Some of the irregularities described in the review bear striking similarities to those found in Defence’s controversial Hunter Class frigate procurement from BAE Systems, Australia’s largest ever surface warship acquisition, which has been referred to the National Anti-Corruption Commission following a scathing report by the auditor general.
One of the grounds for the corruption referral was the absence of a number of important accountability documents, including minutes of key decision making meetings, related to the Hunter Class frigate procurement process. (Read full story on the $46 billion frigate procurement here and here.)
The Australian National Audit Office report on the frigates noted that the Defence Department was a serial offender when it came to deficient record-keeping. The auditors footnoted a comment from the Commissioner for Law Enforcement Integrity that a “lack of record keeping can create corruption vulnerabilities within an Agency”.
A lack of record keeping can create corruption vulnerabilities
Another revelation in the Anchoram review was that Defence had made “a six-figure payment” to KPMG “for work the government knew had not been delivered”.
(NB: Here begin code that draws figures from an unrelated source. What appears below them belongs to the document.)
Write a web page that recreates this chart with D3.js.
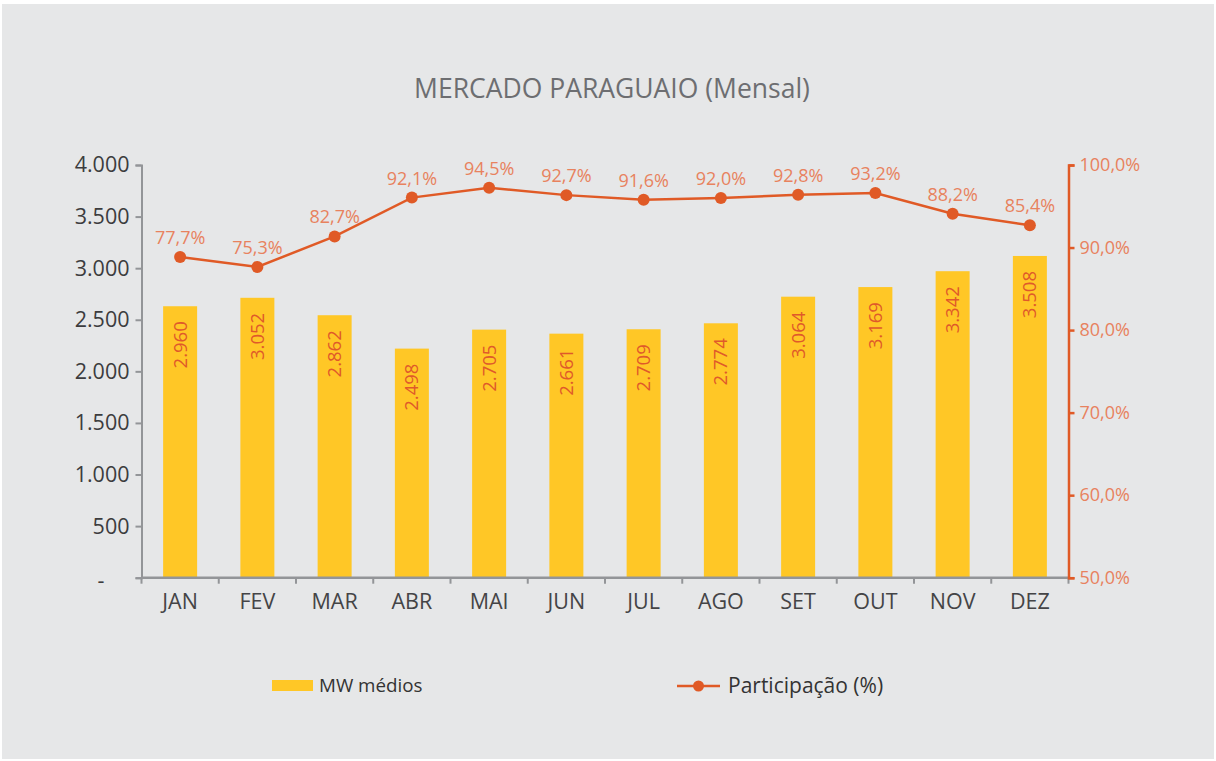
<!DOCTYPE html>
<html>
<head>
<meta charset="utf-8">
<script src="https://cdn.jsdelivr.net/npm/d3@7"></script>
<style>
    body { margin: 0; background: #ffffff; }
    svg { display: block; font-family: "Open Sans", "Noto Sans", sans-serif; }
</style>
</head>
<body>
<svg id="chart" width="1216" height="761"></svg>
<script>
const months = ['JAN', 'FEV', 'MAR', 'ABR', 'MAI', 'JUN', 'JUL', 'AGO', 'SET', 'OUT', 'NOV', 'DEZ'];
const mwMedios = [2960, 3052, 2862, 2498, 2705, 2661, 2709, 2774, 3064, 3169, 3342, 3508];
const participacao = [77.7, 75.3, 82.7, 92.1, 94.5, 92.7, 91.6, 92.0, 92.8, 93.2, 88.2, 85.4];
const leftTicks = [0, 500, 1000, 1500, 2000, 2500, 3000, 3500, 4000];
const rightTicks = [50, 60, 70, 80, 90, 100];

const svg = d3.select('#chart');

// gray panel
svg.append('rect')
    .attr('x', 2).attr('y', 4)
    .attr('width', 1212).attr('height', 755)
    .attr('fill', '#e6e7e8');

svg.append('text')
    .attr('x', 612).attr('y', 98)
    .attr('text-anchor', 'middle')
    .attr('font-size', 26.5)
    .attr('fill', '#6d6e71')
    .text('MERCADO PARAGUAIO (Mensal)');

const x0 = 141.5, x1 = 1068.5, yTop = 165, yBot = 577.7;

const scalex = d3.scaleBand()
    .domain(months)
    .range([x0, x1])
    .paddingInner(0.56)
    .paddingOuter(0.28);

// bars are drawn on a 0-4500 scale, the axis is labelled 0-4000 (as in the original)
const scaleBar = d3.scaleLinear().domain([0, 4500]).range([yBot, yTop]);
const scaleLeft = d3.scaleLinear().domain([0, 4000]).range([yBot, yTop]);
// line is drawn on 0-100, axis labelled 50-100
const scaleLine = d3.scaleLinear().domain([0, 100]).range([yBot, yTop]);
const scaleRight = d3.scaleLinear().domain([50, 100]).range([yBot, yTop]);

const fmtInt = d3.formatLocale({decimal: ',', thousands: '.', grouping: [3], currency: ['', '']}).format(',d');
const fmtPct = d => d.toFixed(1).replace('.', ',') + '%';

// bars
const bars = svg.append('g');
bars.selectAll('rect')
    .data(mwMedios)
    .enter()
    .append('rect')
    .attr('x', (d, i) => scalex(months[i]))
    .attr('y', d => scaleBar(d))
    .attr('width', scalex.bandwidth())
    .attr('height', d => yBot - scaleBar(d))
    .attr('fill', '#ffc726');

bars.selectAll('text')
    .data(mwMedios)
    .enter()
    .append('text')
    .attr('transform', (d, i) => 'translate(' + (scalex(months[i]) + scalex.bandwidth() / 2 + 6.5) + ',' + (scaleBar(d) + 15) + ') rotate(-90)')
    .attr('text-anchor', 'end')
    .attr('font-size', 18.5)
    .attr('fill', '#e0592a')
    .text(d => fmtInt(d));

// left axis
const axL = svg.append('g')
    .attr('transform', 'translate(' + x0 + ',0)')
    .call(d3.axisLeft(scaleLeft).tickValues(leftTicks).tickSize(6).tickPadding(6)
        .tickFormat(d => d === 0 ? '-' : fmtInt(d)));
axL.attr('font-family', null).attr('font-size', null);
axL.select('.domain').attr('stroke', '#939598').attr('stroke-width', 2);
axL.selectAll('.tick line').attr('stroke', '#939598').attr('stroke-width', 2);
axL.selectAll('.tick text').attr('font-size', 21.5).attr('fill', '#3c3c3e');
// the zero label is a dash sitting further left
axL.selectAll('.tick text').filter(d => d === 0).attr('dx', -25).attr('dy', '0.45em');

// bottom axis
const axB = svg.append('g')
    .attr('transform', 'translate(0,' + yBot + ')');
axB.append('line')
    .attr('x1', x0).attr('x2', x1)
    .attr('stroke', '#939598').attr('stroke-width', 2.5);
axB.selectAll('.sep')
    .data(d3.range(months.length + 1))
    .enter()
    .append('line')
    .attr('x1', i => x0 + i * scalex.step())
    .attr('x2', i => x0 + i * scalex.step())
    .attr('y1', 0).attr('y2', 6)
    .attr('stroke', '#939598').attr('stroke-width', 2);
axB.selectAll('.lbl')
    .data(months)
    .enter()
    .append('text')
    .attr('x', d => scalex(d) + scalex.bandwidth() / 2)
    .attr('y', 31)
    .attr('text-anchor', 'middle')
    .attr('font-size', 21.5)
    .attr('fill', '#444446')
    .text(d => d);

// right axis
const axR = svg.append('g')
    .attr('transform', 'translate(' + x1 + ',0)')
    .call(d3.axisRight(scaleRight).tickValues(rightTicks).tickSize(6).tickPadding(5)
        .tickFormat(fmtPct));
axR.attr('font-family', null).attr('font-size', null);
axR.select('.domain').attr('stroke', '#e05a26').attr('stroke-width', 2.5);
axR.selectAll('.tick line').attr('stroke', '#e05a26').attr('stroke-width', 2.5);
axR.selectAll('.tick text').attr('font-size', 18).attr('fill', '#e8825e');

// line
const cx = (d, i) => scalex(months[i]) + scalex.bandwidth() / 2;
svg.append('path')
    .datum(participacao)
    .attr('fill', 'none')
    .attr('stroke', '#e05a26')
    .attr('stroke-width', 2.5)
    .attr('d', d3.line().x(cx).y(d => scaleLine(d)));

svg.append('g').selectAll('circle')
    .data(participacao)
    .enter()
    .append('circle')
    .attr('cx', cx)
    .attr('cy', d => scaleLine(d))
    .attr('r', 6)
    .attr('fill', '#e05a26');

svg.append('g').selectAll('text')
    .data(participacao)
    .enter()
    .append('text')
    .attr('x', cx)
    .attr('y', d => scaleLine(d) - 13)
    .attr('text-anchor', 'middle')
    .attr('font-size', 18)
    .attr('fill', '#e8825e')
    .text(fmtPct);

// legend
const lg = svg.append('g');
lg.append('rect')
    .attr('x', 272).attr('y', 680)
    .attr('width', 41).attr('height', 11)
    .attr('fill', '#ffc726');
lg.append('text')
    .attr('x', 319).attr('y', 692)
    .attr('font-size', 18.8)
    .attr('fill', '#333333')
    .text('MW médios');
lg.append('line')
    .attr('x1', 677).attr('x2', 720)
    .attr('y1', 686).attr('y2', 686)
    .attr('stroke', '#e05a26').attr('stroke-width', 2.5);
lg.append('circle')
    .attr('cx', 698.5).attr('cy', 686).attr('r', 5.5)
    .attr('fill', '#e05a26');
lg.append('text')
    .attr('x', 728).attr('y', 693)
    .attr('font-size', 21)
    .attr('fill', '#333333')
    .text('Participação (%)');
</script>
</body>
</html>
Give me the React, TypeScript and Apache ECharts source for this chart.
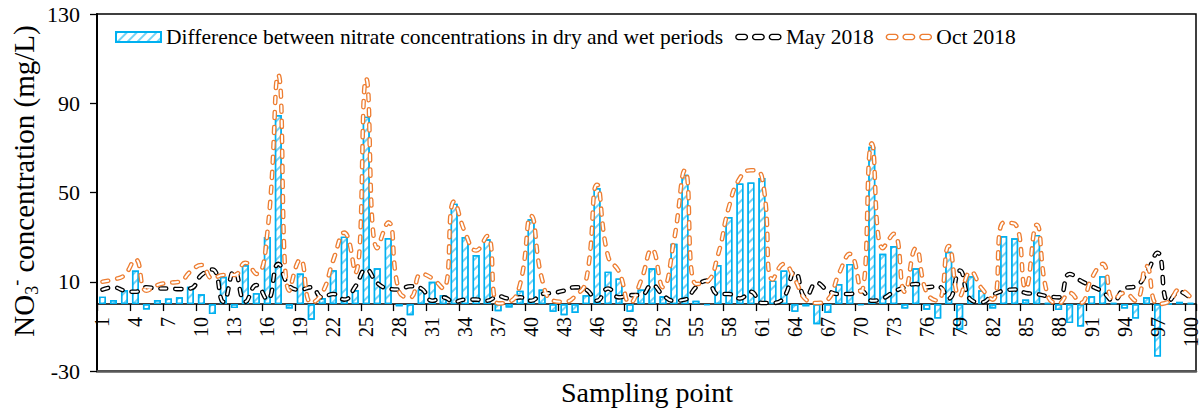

Similarly, as the audit office revealed in May, during the frigate procurement process the Defence Department made milestone payments to BAE Systems even though BAE had missed the milestones.
Anchoram revealed that the KPMG project was plagued by a “lack of accountability” and “real and perceived conflicts of interest”. Core governance documents were not signed off and key requirements of KPMG’s contract were diluted from “mandatory” to “desirable”, sometimes in consultation with KPMG itself, despite Defence requirements stating explicitly that mandatory items cannot be changed.
Furthermore, Anchoram concluded that “the Commonwealth has a significant risk that it absolved [KPMG] from its commercial obligations and consequently transferred delivery risk from [KPMG] to the Commonwealth.”
The review said the Commonwealth’s ability to govern the One Defence Data program’s financials and ensure value for money had been “significantly compromised”.
Similarly, with the frigate procurement process, Defence sidelined the central procurement rule of achieving value for money. Numerous conflicts of interest and revolving door appointments, including the secretive involvement in the frigate tender evaluation process of people formerly employed by BAE Systems (as I reported exclusively in July) prefigure the serious governance issues exposed by Anchoram in Defence’s cosy arrangement with KPMG.
The Anchoram Consulting report, dated April 2022, has been released publicly this week following an order from independent senator David Pocock to the Defence Department.
Meanwhile, the Parliamentary Joint Committee of Public Accounts and Audit is conducting an inquiry into Defence’s frigate procurement process.
Labor MP Julian Hill, the chair of the committee, has stated: ‘It does feel like someone has back-engineered a decision and gone, “we want to go with BAE”…’.
The Anchoram Consulting report on the One Defence Data program can be downloaded here.
Sounds like the Defence Dept is following the example of the National Cabinet with no minutes- the cabinet that was ‘created’ during a national emergency but still continues today
Thanks for an interesting article we really have no idea what our government is up to
It seems to me, a mere citizen, that the rorts will continue as long as there is a a culture of fear by whoever is in government that any questioning of our "defence" posture or expenditure is off-limits. In other words, parliamentary oversight is abyssmal, and the rorters work to sustain the myth.